> WORK TO COMPLETE
Return each line of the data below verbatim; pictures are to be left out.

- - - -

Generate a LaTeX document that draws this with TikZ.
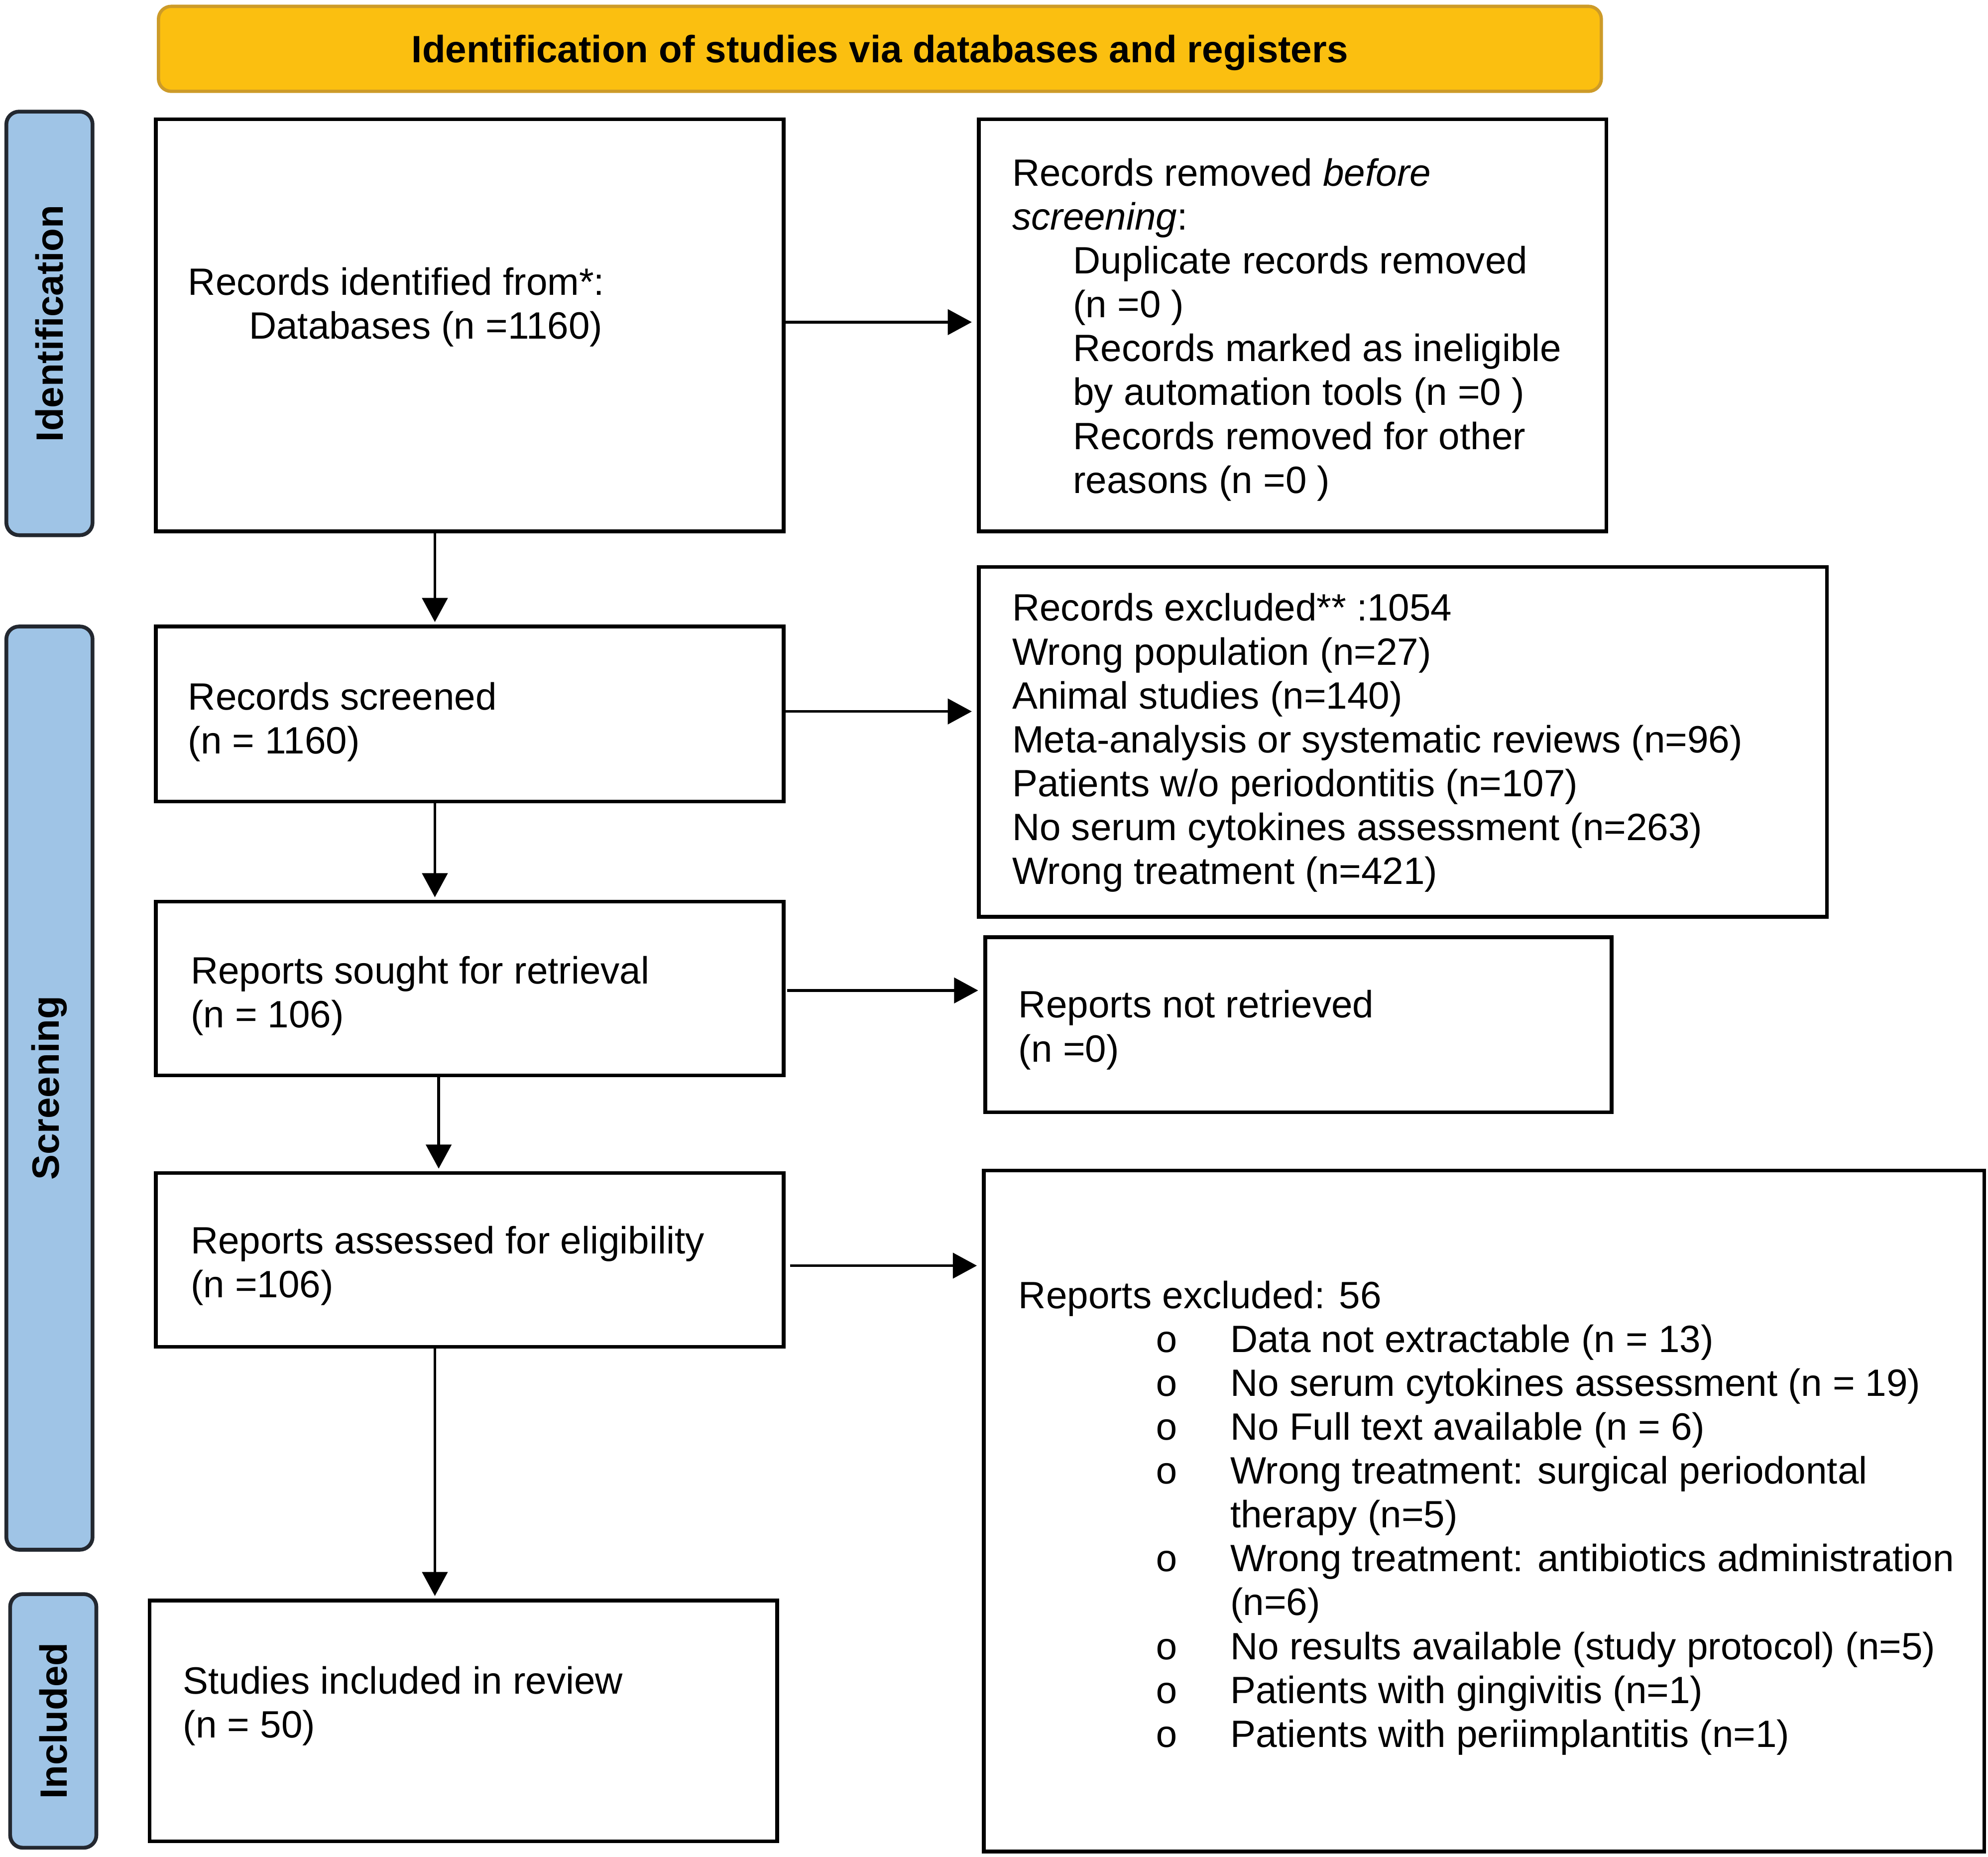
\documentclass[tikz,border=0pt]{standalone}
\usepackage{fontspec}
\setmainfont{Liberation Sans}
\setmonofont{Liberation Mono}
\usetikzlibrary{arrows.meta,calc}
\definecolor{bannerfill}{RGB}{251,191,16}
\definecolor{bannerdraw}{RGB}{205,155,40}
\definecolor{barfill}{RGB}{159,196,230}
\definecolor{bardraw}{RGB}{35,40,48}
\newcommand{\bul}{\hspace*{54pt}\makebox[29.5pt][l]{\ttfamily o}}
\begin{document}
\begin{tikzpicture}[x=0.5pt,y=-0.5pt,
  box/.style={draw=black,line width=1.5pt,fill=white,inner sep=0pt},
  banner/.style={draw=bannerdraw,line width=1.3pt,fill=bannerfill,rounded corners=5pt,inner sep=0pt,
    text depth=0pt,font=\fontsize{15}{17.3}\bfseries\selectfont},
  bar/.style={draw=bardraw,line width=1.5pt,fill=barfill,rounded corners=5pt,inner sep=0pt},
  barlabel/.style={rotate=90,inner sep=0pt,font=\fontsize{15}{17.3}\bfseries\selectfont},
  txt/.style={anchor=north west,inner sep=0pt,align=left,font=\fontsize{15}{17.3}\selectfont},
  arr/.style={line width=1.1pt,-{Triangle[length=9.5pt,width=10pt]},shorten >=2pt}]
\useasboundingbox (0,0) rectangle (1568,1464);
% banner and side bars
\node[banner,minimum width=569pt,minimum height=33.5pt] (ban) at (694,38.5) {Identification of studies via databases and registers};
\node[bar,minimum width=34pt,minimum height=167pt] (bar1) at (39,255) {};
\node[bar,minimum width=34pt,minimum height=364pt] (bar2) at (39,858) {};
\node[bar,minimum width=34pt,minimum height=100pt] (bar3) at (42,1357) {};
\node[barlabel] (lab1) at (bar1.center) {Identification};
\node[barlabel] (lab2) at (bar2.center) {Screening};
\node[barlabel] (lab3) at (bar3.center) {Included};
% boxes
\node[box,minimum width=247.5pt,minimum height=162.5pt] (b1) at (370.5,256.5) {};
\node[box,minimum width=247.5pt,minimum height=162.5pt] (b2) at (1019.5,256.5) {};
\node[box,minimum width=247.5pt,minimum height=69pt] (b3) at (370.5,563) {};
\node[box,minimum width=334.5pt,minimum height=138pt] (b4) at (1106.5,585) {};
\node[box,minimum width=247.5pt,minimum height=68.5pt] (b5) at (370.5,779.5) {};
\node[box,minimum width=247pt,minimum height=69pt] (b6) at (1024,808) {};
\node[box,minimum width=247.5pt,minimum height=68.5pt] (b7) at (370.5,993.5) {};
\node[box,minimum width=394.5pt,minimum height=268.5pt] (b8) at (1170.5,1191.5) {};
\node[box,minimum width=247.5pt,minimum height=95pt] (b9) at (365.5,1357) {};
% texts
\node[txt] (t1) at (148,208) {\strut Records identified from*:\\\hspace*{24pt}Databases (n =1160)};
\node[txt] (t2) at (798,122) {\strut Records removed \textit{before}\\\textit{screening}:\\
  \hspace*{24pt}Duplicate records removed\\\hspace*{24pt}(n =0 )\\
  \hspace*{24pt}Records marked as ineligible\\\hspace*{24pt}by automation tools (n =0 )\\
  \hspace*{24pt}Records removed for other\\\hspace*{24pt}reasons (n =0 )};
\node[txt] (t3) at (148,535) {\strut Records screened\\(n = 1160)};
\node[txt] (t4) at (798,465) {\strut Records excluded** :1054\\Wrong population (n=27)\\Animal studies (n=140)\\
  Meta-analysis or systematic reviews (n=96)\\Patients w/o periodontitis (n=107)\\
  No serum cytokines assessment (n=263)\\Wrong treatment (n=421)};
\node[txt] (t5) at (150,751) {\strut Reports sought for retrieval\\(n = 106)};
\node[txt] (t6) at (803,778) {\strut Reports not retrieved\\(n =0)};
\node[txt] (t7) at (150,964) {\strut Reports assessed for eligibility\\(n =106)};
\node[txt] (t8) at (803,1007) {\strut Reports excluded: 56\\
  \bul Data not extractable (n = 13)\\
  \bul No serum cytokines assessment (n = 19)\\
  \bul No Full text available (n = 6)\\
  \bul Wrong treatment: surgical periodontal\\
  \hspace*{83.5pt}therapy (n=5)\\
  \bul Wrong treatment: antibiotics administration\\
  \hspace*{83.5pt}(n=6)\\
  \bul No results available (study protocol) (n=5)\\
  \bul Patients with gingivitis (n=1)\\
  \bul Patients with periimplantitis (n=1)};
\node[txt] (t9) at (144,1311) {\strut Studies included in review\\(n = 50)};
% connectors
\coordinate (ax) at (343,0);
\coordinate (h1) at (0,254);
\coordinate (h3) at (0,561);
\coordinate (h5) at (0,781);
\coordinate (h7) at (0,998);
\draw[arr] (b1.east |- h1) -- (b2.west |- h1);
\draw[arr] (b3.east |- h3) -- (b4.west |- h3);
\draw[arr] ($(b5.east |- h5)+(1.5,0)$) -- (b6.west |- h5);
\draw[arr] ($(b7.east |- h7)+(3.5,0)$) -- (b8.west |- h7);
\draw[arr,shorten >=1pt] (b1.south -| ax) -- (b3.north -| ax);
\draw[arr,shorten >=1pt] (b3.south -| ax) -- (b5.north -| ax);
\draw[arr,shorten >=1pt] ($(b5.south -| ax)+(3,0)$) -- ($(b7.north -| ax)+(3,0)$);
\draw[arr,shorten >=1pt] (b7.south -| ax) -- (b9.north -| ax);
\end{tikzpicture}
\end{document}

- - - -

> SOLUTION FOR THIS TASK
Generate a LaTeX document that draws this with TikZ.
\documentclass[tikz,border=0pt]{standalone}
\usepackage{fontspec}
\setmainfont{Liberation Sans}
\setmonofont{Liberation Mono}
\usetikzlibrary{arrows.meta,calc}
\definecolor{bannerfill}{RGB}{251,191,16}
\definecolor{bannerdraw}{RGB}{205,155,40}
\definecolor{barfill}{RGB}{159,196,230}
\definecolor{bardraw}{RGB}{35,40,48}
\newcommand{\bul}{\hspace*{54pt}\makebox[29.5pt][l]{\ttfamily o}}
\begin{document}
\begin{tikzpicture}[x=0.5pt,y=-0.5pt,
  box/.style={draw=black,line width=1.5pt,fill=white,inner sep=0pt},
  banner/.style={draw=bannerdraw,line width=1.3pt,fill=bannerfill,rounded corners=5pt,inner sep=0pt,
    text depth=0pt,font=\fontsize{15}{17.3}\bfseries\selectfont},
  bar/.style={draw=bardraw,line width=1.5pt,fill=barfill,rounded corners=5pt,inner sep=0pt},
  barlabel/.style={rotate=90,inner sep=0pt,font=\fontsize{15}{17.3}\bfseries\selectfont},
  txt/.style={anchor=north west,inner sep=0pt,align=left,font=\fontsize{15}{17.3}\selectfont},
  arr/.style={line width=1.1pt,-{Triangle[length=9.5pt,width=10pt]},shorten >=2pt}]
\useasboundingbox (0,0) rectangle (1568,1464);
% banner and side bars
\node[banner,minimum width=569pt,minimum height=33.5pt] (ban) at (694,38.5) {Identification of studies via databases and registers};
\node[bar,minimum width=34pt,minimum height=167pt] (bar1) at (39,255) {};
\node[bar,minimum width=34pt,minimum height=364pt] (bar2) at (39,858) {};
\node[bar,minimum width=34pt,minimum height=100pt] (bar3) at (42,1357) {};
\node[barlabel] (lab1) at (bar1.center) {Identification};
\node[barlabel] (lab2) at (bar2.center) {Screening};
\node[barlabel] (lab3) at (bar3.center) {Included};
% boxes
\node[box,minimum width=247.5pt,minimum height=162.5pt] (b1) at (370.5,256.5) {};
\node[box,minimum width=247.5pt,minimum height=162.5pt] (b2) at (1019.5,256.5) {};
\node[box,minimum width=247.5pt,minimum height=69pt] (b3) at (370.5,563) {};
\node[box,minimum width=334.5pt,minimum height=138pt] (b4) at (1106.5,585) {};
\node[box,minimum width=247.5pt,minimum height=68.5pt] (b5) at (370.5,779.5) {};
\node[box,minimum width=247pt,minimum height=69pt] (b6) at (1024,808) {};
\node[box,minimum width=247.5pt,minimum height=68.5pt] (b7) at (370.5,993.5) {};
\node[box,minimum width=394.5pt,minimum height=268.5pt] (b8) at (1170.5,1191.5) {};
\node[box,minimum width=247.5pt,minimum height=95pt] (b9) at (365.5,1357) {};
% texts
\node[txt] (t1) at (148,208) {\strut Records identified from*:\\\hspace*{24pt}Databases (n =1160)};
\node[txt] (t2) at (798,122) {\strut Records removed \textit{before}\\\textit{screening}:\\
  \hspace*{24pt}Duplicate records removed\\\hspace*{24pt}(n =0 )\\
  \hspace*{24pt}Records marked as ineligible\\\hspace*{24pt}by automation tools (n =0 )\\
  \hspace*{24pt}Records removed for other\\\hspace*{24pt}reasons (n =0 )};
\node[txt] (t3) at (148,535) {\strut Records screened\\(n = 1160)};
\node[txt] (t4) at (798,465) {\strut Records excluded** :1054\\Wrong population (n=27)\\Animal studies (n=140)\\
  Meta-analysis or systematic reviews (n=96)\\Patients w/o periodontitis (n=107)\\
  No serum cytokines assessment (n=263)\\Wrong treatment (n=421)};
\node[txt] (t5) at (150,751) {\strut Reports sought for retrieval\\(n = 106)};
\node[txt] (t6) at (803,778) {\strut Reports not retrieved\\(n =0)};
\node[txt] (t7) at (150,964) {\strut Reports assessed for eligibility\\(n =106)};
\node[txt] (t8) at (803,1007) {\strut Reports excluded: 56\\
  \bul Data not extractable (n = 13)\\
  \bul No serum cytokines assessment (n = 19)\\
  \bul No Full text available (n = 6)\\
  \bul Wrong treatment: surgical periodontal\\
  \hspace*{83.5pt}therapy (n=5)\\
  \bul Wrong treatment: antibiotics administration\\
  \hspace*{83.5pt}(n=6)\\
  \bul No results available (study protocol) (n=5)\\
  \bul Patients with gingivitis (n=1)\\
  \bul Patients with periimplantitis (n=1)};
\node[txt] (t9) at (144,1311) {\strut Studies included in review\\(n = 50)};
% connectors
\coordinate (ax) at (343,0);
\coordinate (h1) at (0,254);
\coordinate (h3) at (0,561);
\coordinate (h5) at (0,781);
\coordinate (h7) at (0,998);
\draw[arr] (b1.east |- h1) -- (b2.west |- h1);
\draw[arr] (b3.east |- h3) -- (b4.west |- h3);
\draw[arr] ($(b5.east |- h5)+(1.5,0)$) -- (b6.west |- h5);
\draw[arr] ($(b7.east |- h7)+(3.5,0)$) -- (b8.west |- h7);
\draw[arr,shorten >=1pt] (b1.south -| ax) -- (b3.north -| ax);
\draw[arr,shorten >=1pt] (b3.south -| ax) -- (b5.north -| ax);
\draw[arr,shorten >=1pt] ($(b5.south -| ax)+(3,0)$) -- ($(b7.north -| ax)+(3,0)$);
\draw[arr,shorten >=1pt] (b7.south -| ax) -- (b9.north -| ax);
\end{tikzpicture}
\end{document}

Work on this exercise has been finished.